[Entries with chart source code]
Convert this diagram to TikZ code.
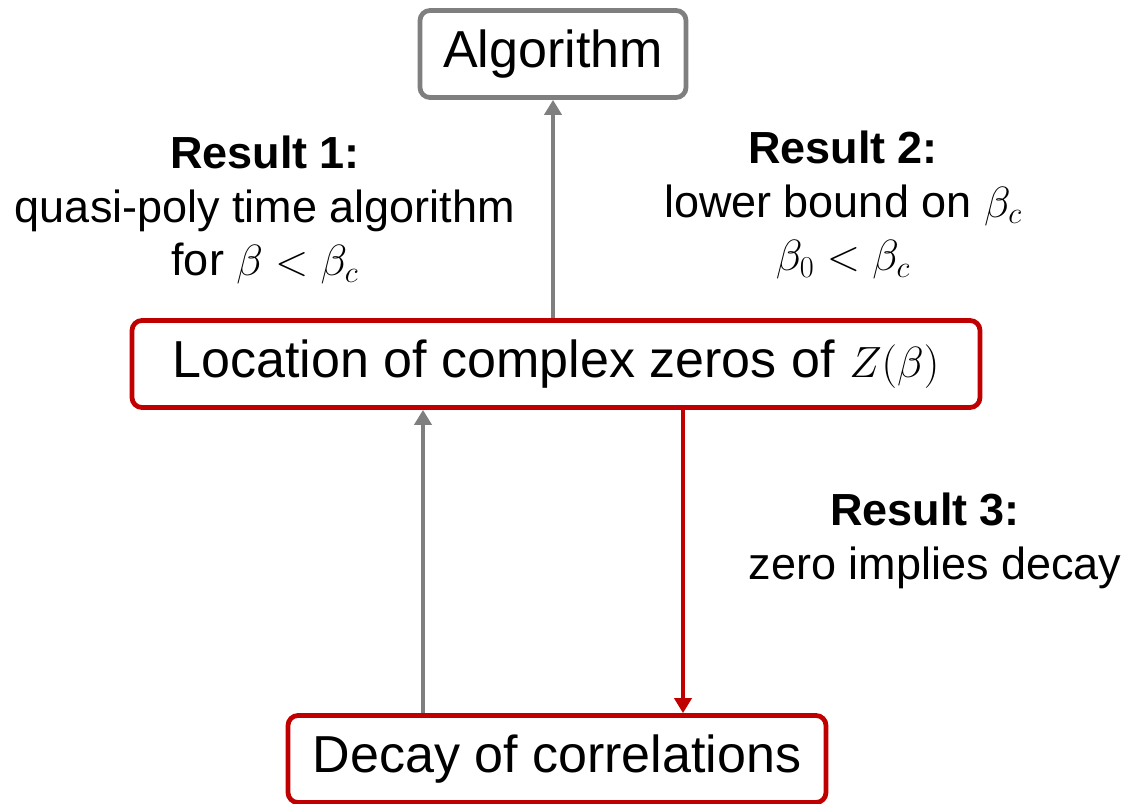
\documentclass[tikz,border=0pt]{standalone}
\usepackage{fontspec}
\setmainfont{Liberation Sans}
\usetikzlibrary{arrows.meta}
\definecolor{darkred}{HTML}{C00000}
\definecolor{midgray}{HTML}{7F7F7F}

\begin{document}
\begin{tikzpicture}[
    x=0.2mm,y=-0.2mm,
    box/.style={draw=darkred,line width=0.95mm,rounded corners=2mm,fill=white,
                minimum height=17.4mm,inner sep=0pt,
                font=\fontsize{29.6}{35}\selectfont},
    lbl/.style={align=center,font=\fontsize{25.6}{30.7}\selectfont},
    >={Triangle[length=3mm,width=3.4mm]},
    arr/.style={->,line width=0.9mm}
  ]
  \useasboundingbox (0,0) rectangle (1129,804);

  \node[box,draw=midgray,minimum width=53.2mm] (alg) at (553,54) {Algorithm};
  \node[box,minimum width=169.6mm] (loc) at (556,364)
       {Location of complex zeros of $Z(\beta)$};
  \node[box,minimum width=107.6mm] (decay) at (557,759) {Decay of correlations};

  \node[lbl] (res1) at (265,210)
       {\textbf{Result 1:}\\quasi-poly time algorithm\\for $\beta<\beta_c$};
  \node[lbl] (res2) at (843,205)
       {\textbf{Result 2:}\\lower bound on $\beta_c$\\$\beta_0<\beta_c$};
  \node[lbl] (res3) at (935,541)
       {\textbf{Result 3:}\hspace*{4mm}\\zero implies decay};

  \draw[arr,midgray] (loc.north -| alg.south) -- (alg.south);
  \draw[arr,midgray] (decay.north -| 423,0) -- (loc.south -| 423,0);
  % the implication from zeros down to decay
  \draw[arr,darkred] (loc.south -| 683,0) -- (decay.north -| 683,0);
\end{tikzpicture}
\end{document}
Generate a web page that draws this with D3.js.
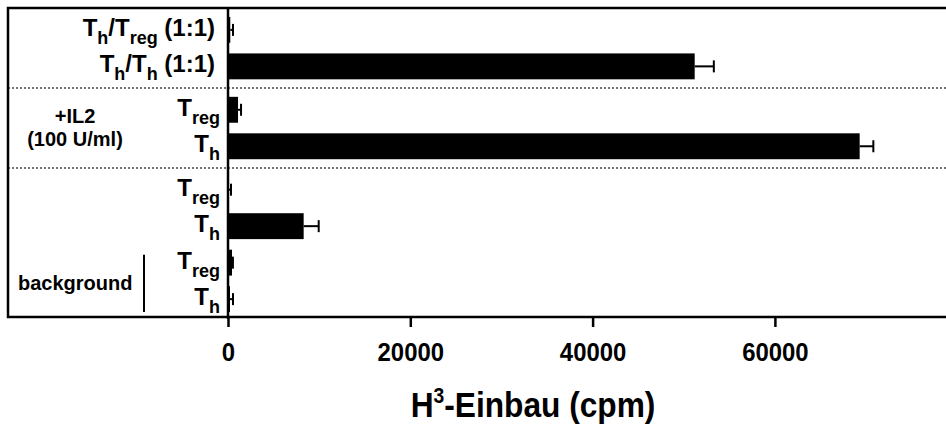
<!DOCTYPE html>
<html>
<head>
<meta charset="utf-8">
<script src="https://cdn.jsdelivr.net/npm/d3@7"></script>
<style>
  html, body { margin: 0; padding: 0; background: #fff; }
  svg { display: block; }
  text { font-family: Arial, "Liberation Sans", sans-serif; font-weight: bold; fill: #000; }
</style>
</head>
<body>
<svg id="chart" width="946" height="430"></svg>
<script>
// Categories, top to bottom. "_{...}" marks a subscript.
const categories = [
  "T_{h}/T_{reg} (1:1)",
  "T_{h}/T_{h} (1:1)",
  "T_{reg}",
  "T_{h}",
  "T_{reg}",
  "T_{h}",
  "T_{reg}",
  "T_{h}"
];
// Which block (separated by dotted lines) each bar belongs to
const groups = [0, 0, 1, 1, 2, 2, 2, 2];
// Mean H3 incorporation (cpm) and error (cpm)
const values = [250, 51200, 1100, 69300, 100, 8300, 440, 220];
const errors = [300, 2100, 330, 1500, 230, 1650, 100, 330];
const xTicks = [0, 20000, 40000, 60000];
const xMax = 80000;

const svg = d3.select("#chart");

const plotLeft = 8, plotTop = 8, axisX = 228, plotBottom = 317;
const x = d3.scaleLinear().domain([0, xMax]).range([axisX, axisX + xMax / 20000 * 182.3]);

// vertical slot position: index plus a small extra gap for every block boundary
const gapFrac = 0.19;
const slot = (i) => i + groups[i] * gapFrac;
const y = d3.scaleLinear().domain([-0.6, slot(categories.length - 1) + 0.49]).range([plotTop, plotBottom]);
const step = y(1) - y(0);
const barH = step * 0.71;

// Dotted separators between blocks
const seps = [];
for (let i = 1; i < categories.length; i++) {
  if (groups[i] !== groups[i - 1]) seps.push((slot(i) + slot(i - 1)) / 2);
}
svg.selectAll("line.sep").data(seps).join("line")
  .attr("class", "sep")
  .attr("x1", plotLeft).attr("x2", 946)
  .attr("y1", d => y(d)).attr("y2", d => y(d))
  .attr("stroke", "#444").attr("stroke-width", 1.5)
  .attr("stroke-dasharray", "2,2");

// Bars
svg.selectAll("rect.bar").data(values).join("rect")
  .attr("class", "bar")
  .attr("x", x(0))
  .attr("y", (d, i) => y(slot(i)) - barH / 2)
  .attr("width", d => x(d) - x(0))
  .attr("height", barH)
  .attr("fill", "#000");

// Error bars (positive side only)
const eb = svg.selectAll("g.err").data(values).join("g").attr("class", "err");
eb.append("line")
  .attr("x1", d => x(d))
  .attr("x2", (d, i) => x(d + errors[i]))
  .attr("y1", (d, i) => y(slot(i))).attr("y2", (d, i) => y(slot(i)))
  .attr("stroke", "#000").attr("stroke-width", 2);
eb.append("line")
  .attr("x1", (d, i) => x(d + errors[i]))
  .attr("x2", (d, i) => x(d + errors[i]))
  .attr("y1", (d, i) => y(slot(i)) - 6).attr("y2", (d, i) => y(slot(i)) + 6)
  .attr("stroke", "#000").attr("stroke-width", 2);

// Frame and y axis line
svg.append("path")
  .attr("d", `M${x(xMax)},${plotTop}H${plotLeft}V${plotBottom}H${x(xMax)}`)
  .attr("fill", "none").attr("stroke", "#000").attr("stroke-width", 2.5);
svg.append("line")
  .attr("x1", axisX).attr("x2", axisX).attr("y1", plotTop).attr("y2", plotBottom + 2)
  .attr("stroke", "#000").attr("stroke-width", 2.5);

// X axis
const xAxis = svg.append("g")
  .attr("transform", `translate(0,${plotBottom})`)
  .call(d3.axisBottom(x).tickValues(xTicks).tickSize(10).tickPadding(16).tickFormat(d3.format("d")));
xAxis.select(".domain").remove();
xAxis.selectAll(".tick line").attr("stroke", "#000").attr("stroke-width", 2.5);
xAxis.selectAll(".tick text")
  .attr("font-size", 26)
  .attr("font-weight", "bold")
  .attr("font-family", null)
  .attr("transform", "scale(0.92,1)");

// Axis title with superscript, slightly condensed
const title = svg.append("text")
  .attr("transform", "translate(533,417) scale(0.88,1)")
  .attr("text-anchor", "middle").attr("font-size", 36);
title.append("tspan").text("H");
title.append("tspan").attr("dy", -14).attr("font-size", 22).text("3");
title.append("tspan").attr("dy", 14).text("-Einbau (cpm)");

// Category labels with subscripts
function richLabel(sel, str, mainSize, subSize, subShift) {
  const parts = str.split(/(_\{[^}]*\})/).filter(s => s.length);
  let shifted = false;
  parts.forEach(p => {
    const isSub = p.startsWith("_{");
    const t = sel.append("tspan").text(isSub ? p.slice(2, -1) : p)
      .attr("font-size", isSub ? subSize : mainSize);
    if (isSub && !shifted) { t.attr("dy", subShift); shifted = true; }
    else if (!isSub && shifted) { t.attr("dy", -subShift); shifted = false; }
  });
}
categories.forEach((c, i) => {
  const t = svg.append("text")
    .attr("x", c.includes("(") ? 215 : 220).attr("y", y(slot(i)) + 6)
    .attr("text-anchor", "end");
  richLabel(t, c, 24, 18, 8);
});

// Block annotations
svg.append("text").attr("x", 75).attr("y", 123).attr("text-anchor", "middle")
  .attr("font-size", 20).text("+IL2");
svg.append("text").attr("x", 75).attr("y", 146).attr("text-anchor", "middle")
  .attr("font-size", 20).text("(100 U/ml)");
svg.append("text").attr("x", 18).attr("y", 290)
  .attr("font-size", 20).text("background");
svg.append("line")
  .attr("x1", 144).attr("x2", 144)
  .attr("y1", y(slot(6)) - barH / 2 + 5).attr("y2", plotBottom - 5)
  .attr("stroke", "#000").attr("stroke-width", 2);
</script>
</body>
</html>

Problem description
Without the images, write out each line of the data verbatim.

Result of this exercise
Convert this diagram to TikZ code.
\documentclass[tikz,border=0pt]{standalone}
\usepackage{fontspec}
\setmainfont{Liberation Sans}
\usetikzlibrary{arrows.meta}
\definecolor{darkred}{HTML}{C00000}
\definecolor{midgray}{HTML}{7F7F7F}

\begin{document}
\begin{tikzpicture}[
    x=0.2mm,y=-0.2mm,
    box/.style={draw=darkred,line width=0.95mm,rounded corners=2mm,fill=white,
                minimum height=17.4mm,inner sep=0pt,
                font=\fontsize{29.6}{35}\selectfont},
    lbl/.style={align=center,font=\fontsize{25.6}{30.7}\selectfont},
    >={Triangle[length=3mm,width=3.4mm]},
    arr/.style={->,line width=0.9mm}
  ]
  \useasboundingbox (0,0) rectangle (1129,804);

  \node[box,draw=midgray,minimum width=53.2mm] (alg) at (553,54) {Algorithm};
  \node[box,minimum width=169.6mm] (loc) at (556,364)
       {Location of complex zeros of $Z(\beta)$};
  \node[box,minimum width=107.6mm] (decay) at (557,759) {Decay of correlations};

  \node[lbl] (res1) at (265,210)
       {\textbf{Result 1:}\\quasi-poly time algorithm\\for $\beta<\beta_c$};
  \node[lbl] (res2) at (843,205)
       {\textbf{Result 2:}\\lower bound on $\beta_c$\\$\beta_0<\beta_c$};
  \node[lbl] (res3) at (935,541)
       {\textbf{Result 3:}\hspace*{4mm}\\zero implies decay};

  \draw[arr,midgray] (loc.north -| alg.south) -- (alg.south);
  \draw[arr,midgray] (decay.north -| 423,0) -- (loc.south -| 423,0);
  % the implication from zeros down to decay
  \draw[arr,darkred] (loc.south -| 683,0) -- (decay.north -| 683,0);
\end{tikzpicture}
\end{document}
Generate a web page that draws this with D3.js.
<!DOCTYPE html>
<html>
<head>
<meta charset="utf-8">
<script src="https://cdn.jsdelivr.net/npm/d3@7"></script>
<style>
  html, body { margin: 0; padding: 0; background: #fff; }
  svg { display: block; }
  text { font-family: Arial, "Liberation Sans", sans-serif; font-weight: bold; fill: #000; }
</style>
</head>
<body>
<svg id="chart" width="946" height="430"></svg>
<script>
// Categories, top to bottom. "_{...}" marks a subscript.
const categories = [
  "T_{h}/T_{reg} (1:1)",
  "T_{h}/T_{h} (1:1)",
  "T_{reg}",
  "T_{h}",
  "T_{reg}",
  "T_{h}",
  "T_{reg}",
  "T_{h}"
];
// Which block (separated by dotted lines) each bar belongs to
const groups = [0, 0, 1, 1, 2, 2, 2, 2];
// Mean H3 incorporation (cpm) and error (cpm)
const values = [250, 51200, 1100, 69300, 100, 8300, 440, 220];
const errors = [300, 2100, 330, 1500, 230, 1650, 100, 330];
const xTicks = [0, 20000, 40000, 60000];
const xMax = 80000;

const svg = d3.select("#chart");

const plotLeft = 8, plotTop = 8, axisX = 228, plotBottom = 317;
const x = d3.scaleLinear().domain([0, xMax]).range([axisX, axisX + xMax / 20000 * 182.3]);

// vertical slot position: index plus a small extra gap for every block boundary
const gapFrac = 0.19;
const slot = (i) => i + groups[i] * gapFrac;
const y = d3.scaleLinear().domain([-0.6, slot(categories.length - 1) + 0.49]).range([plotTop, plotBottom]);
const step = y(1) - y(0);
const barH = step * 0.71;

// Dotted separators between blocks
const seps = [];
for (let i = 1; i < categories.length; i++) {
  if (groups[i] !== groups[i - 1]) seps.push((slot(i) + slot(i - 1)) / 2);
}
svg.selectAll("line.sep").data(seps).join("line")
  .attr("class", "sep")
  .attr("x1", plotLeft).attr("x2", 946)
  .attr("y1", d => y(d)).attr("y2", d => y(d))
  .attr("stroke", "#444").attr("stroke-width", 1.5)
  .attr("stroke-dasharray", "2,2");

// Bars
svg.selectAll("rect.bar").data(values).join("rect")
  .attr("class", "bar")
  .attr("x", x(0))
  .attr("y", (d, i) => y(slot(i)) - barH / 2)
  .attr("width", d => x(d) - x(0))
  .attr("height", barH)
  .attr("fill", "#000");

// Error bars (positive side only)
const eb = svg.selectAll("g.err").data(values).join("g").attr("class", "err");
eb.append("line")
  .attr("x1", d => x(d))
  .attr("x2", (d, i) => x(d + errors[i]))
  .attr("y1", (d, i) => y(slot(i))).attr("y2", (d, i) => y(slot(i)))
  .attr("stroke", "#000").attr("stroke-width", 2);
eb.append("line")
  .attr("x1", (d, i) => x(d + errors[i]))
  .attr("x2", (d, i) => x(d + errors[i]))
  .attr("y1", (d, i) => y(slot(i)) - 6).attr("y2", (d, i) => y(slot(i)) + 6)
  .attr("stroke", "#000").attr("stroke-width", 2);

// Frame and y axis line
svg.append("path")
  .attr("d", `M${x(xMax)},${plotTop}H${plotLeft}V${plotBottom}H${x(xMax)}`)
  .attr("fill", "none").attr("stroke", "#000").attr("stroke-width", 2.5);
svg.append("line")
  .attr("x1", axisX).attr("x2", axisX).attr("y1", plotTop).attr("y2", plotBottom + 2)
  .attr("stroke", "#000").attr("stroke-width", 2.5);

// X axis
const xAxis = svg.append("g")
  .attr("transform", `translate(0,${plotBottom})`)
  .call(d3.axisBottom(x).tickValues(xTicks).tickSize(10).tickPadding(16).tickFormat(d3.format("d")));
xAxis.select(".domain").remove();
xAxis.selectAll(".tick line").attr("stroke", "#000").attr("stroke-width", 2.5);
xAxis.selectAll(".tick text")
  .attr("font-size", 26)
  .attr("font-weight", "bold")
  .attr("font-family", null)
  .attr("transform", "scale(0.92,1)");

// Axis title with superscript, slightly condensed
const title = svg.append("text")
  .attr("transform", "translate(533,417) scale(0.88,1)")
  .attr("text-anchor", "middle").attr("font-size", 36);
title.append("tspan").text("H");
title.append("tspan").attr("dy", -14).attr("font-size", 22).text("3");
title.append("tspan").attr("dy", 14).text("-Einbau (cpm)");

// Category labels with subscripts
function richLabel(sel, str, mainSize, subSize, subShift) {
  const parts = str.split(/(_\{[^}]*\})/).filter(s => s.length);
  let shifted = false;
  parts.forEach(p => {
    const isSub = p.startsWith("_{");
    const t = sel.append("tspan").text(isSub ? p.slice(2, -1) : p)
      .attr("font-size", isSub ? subSize : mainSize);
    if (isSub && !shifted) { t.attr("dy", subShift); shifted = true; }
    else if (!isSub && shifted) { t.attr("dy", -subShift); shifted = false; }
  });
}
categories.forEach((c, i) => {
  const t = svg.append("text")
    .attr("x", c.includes("(") ? 215 : 220).attr("y", y(slot(i)) + 6)
    .attr("text-anchor", "end");
  richLabel(t, c, 24, 18, 8);
});

// Block annotations
svg.append("text").attr("x", 75).attr("y", 123).attr("text-anchor", "middle")
  .attr("font-size", 20).text("+IL2");
svg.append("text").attr("x", 75).attr("y", 146).attr("text-anchor", "middle")
  .attr("font-size", 20).text("(100 U/ml)");
svg.append("text").attr("x", 18).attr("y", 290)
  .attr("font-size", 20).text("background");
svg.append("line")
  .attr("x1", 144).attr("x2", 144)
  .attr("y1", y(slot(6)) - barH / 2 + 5).attr("y2", plotBottom - 5)
  .attr("stroke", "#000").attr("stroke-width", 2);
</script>
</body>
</html>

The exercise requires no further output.